I would suggest you try. Its easier to contact someone you know than someone you dont. They can only say no a second time!

Topic Expert
Michael Bateman
Title: Principal
Company: The Bateman Company
(Principal, The Bateman Company) |

First, I agree with Kent and Simon. Second, pivot or not, keep in mind there are what I call a hard pass and a soft pass. A hard pass would be, we will not invest in this type of solution, market, etc. A soft pass can be "come back when you have more traction", "we've had a bad experience with a similar company", "a Partner or two didn't buy in", etc. With soft passes 1) keep sending brief frequent updates and 2) if you qualify that it is worth your time and effort, ask for an immediate rerun and see if you can turn them around. Pass doesn't always mean pass. Working with one of my companies after a pass from a billion dollar plus fund, we got a rerun with that VC and less than a month after the pass we had a good term sheet that we accepted for $6M+ on a $7M+ round.

Thomas Phillips
Title: President
Company: Effective Agreements
(President, Effective Agreements) |

I think Michael's point is valid. You have nothing to gain by going back to a VC that does not participate in your market or who rejected your technology solution. You also must consider if the investor did not believe in the management team - and you may not know the answer to that one. Still, if you are sure you were not rejected for either reason and if you made a sea change, make contact with someone you know at the firm and tell them what is different. I would push for a meeting with that person alone first so you can impress him or her with your dedication to the new direction. If he or she likes what you have to say, that person can do the heavy lifting in getting you another hearing.

Peter Skalla
Title: CFO
Company: CFOwise
LinkedIn Profile
(CFO, CFOwise) |

I suggest asking yourself precisely what elements of your business model you pivoted on and what evidence you've gained that your business model now works and is scalable. Startups often seek funding for what is no more than a solution without context of the customer pain it solves or a repeatable sales process for reaching target customers. If you have a meaningful sample size of customers and more than 40% are telling you the solution is a must-have, you may well have something VCs will consider worth a second look. Michael's point is critical also; be sure you are in their space. Some renewed research to understand investment strategy and the types of companies each invests in will go a long ways.

Good luck!

Scott Cadora
Title: Vice President
Company: Pinnacle Business Solutions, Inc.
LinkedIn Profile
(Vice President, Pinnacle Business Solutions, Inc.) |

To carry on the thread from Michael and Peter, it will help make your case if you present data showing your customer interviews and how their feedback helped you make the pivot. Customer discovery interviews demonstrate a true market need. If you can then present data on how customers reacted to your post-pivot solution, that builds the basis by which you can argue that the VC should reconsider your firm. Better if you can document some preliminary customer orders for your solution. Best if you can get some initial deposits for the orders.

Jeffrey McCandless
Title: Managing Partner
Company: Stone Harbour Partners
(Managing Partner, Stone Harbour Partners) |

Raising money and developing relationships with VCs is part of an ongoing learning and maturation process. Given that opening sentence, I would strongly suggest you reconnect with a VC firm that previously passed on the opportunity only if you successfully remediated the specific issues that were raised as reasons why the VC firm previously did not invest and have now demonstrated success based upon that pivot. I'd make sure that the pivot and underlying successes have been consistent for 3-4 consecutive quarters rather than 1 or 2 to demonstrate repeated success.

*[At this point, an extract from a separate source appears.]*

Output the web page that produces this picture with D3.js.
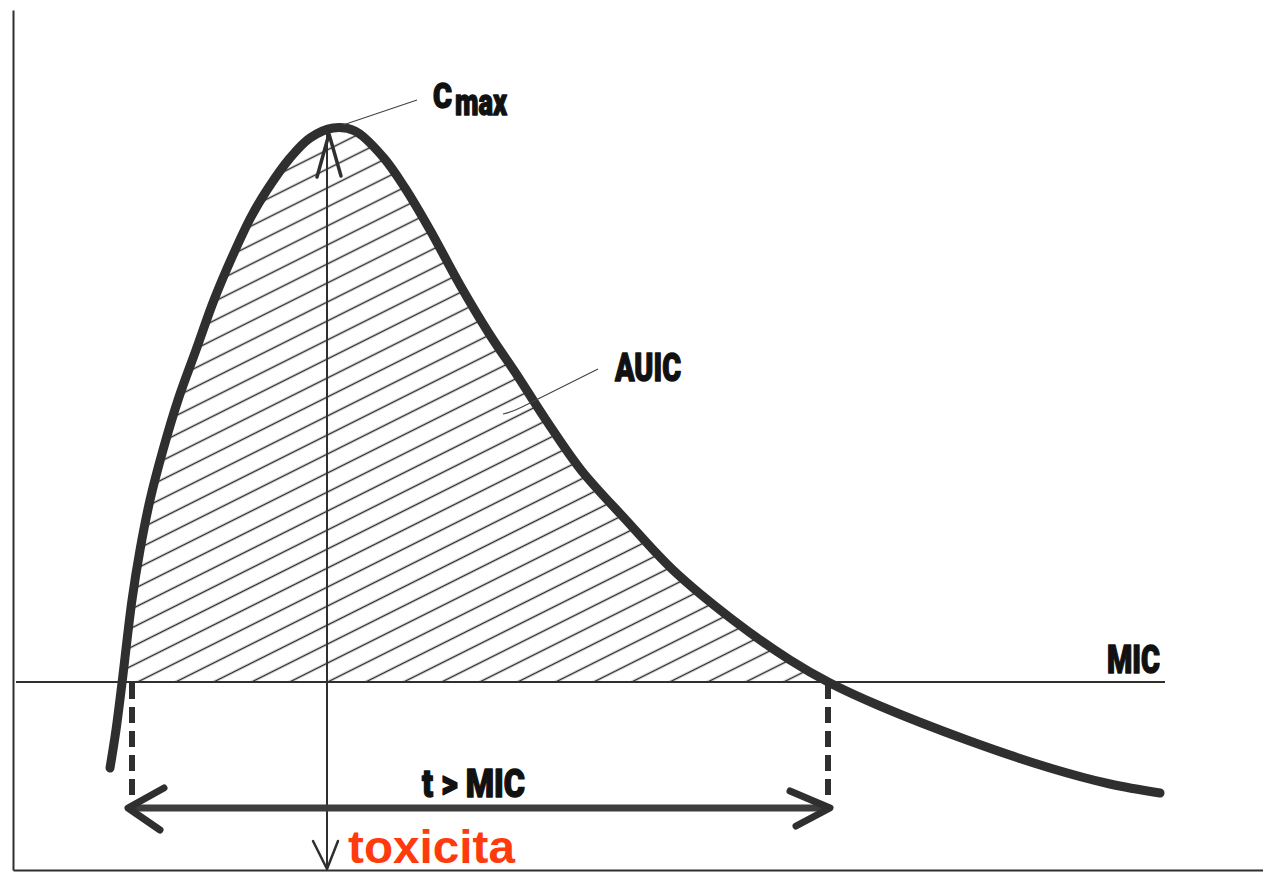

Unless you've met this criteria, I wouldn't waste the VC firm's time and most importantly your time. Move on, as your recent successes based upon the successful pivot may be worth more to a new VC firm. Good luck!

Kirk Westbrook
Title: VP - Tech Banking Group
Company: US Bank
(VP - Tech Banking Group, US Bank) |

It is absolutley worth your time to revisit VCs that have passed on the opportunity in the past, provided they have a history of focus on investments in your space. Many times VCs pass on teams that they do not know well. If your's has successfully orchestrated a pivot due to a better market opportunity, that provides some insight into the ability of the team. VCs typically watch lesser known companies from a distant to see how they conduct themselves, especially when boot strapped, and are usually open to revisiting. Make sure to address the pivot, the strategy behind it and what material milestones you are realizing that were identified when it was decided to change. VCs are interested in one thing, better than market returns. If you can articulate a pathway for this, they are interested in talking regardless of a previous no (assuming it isn't a fatal people issue).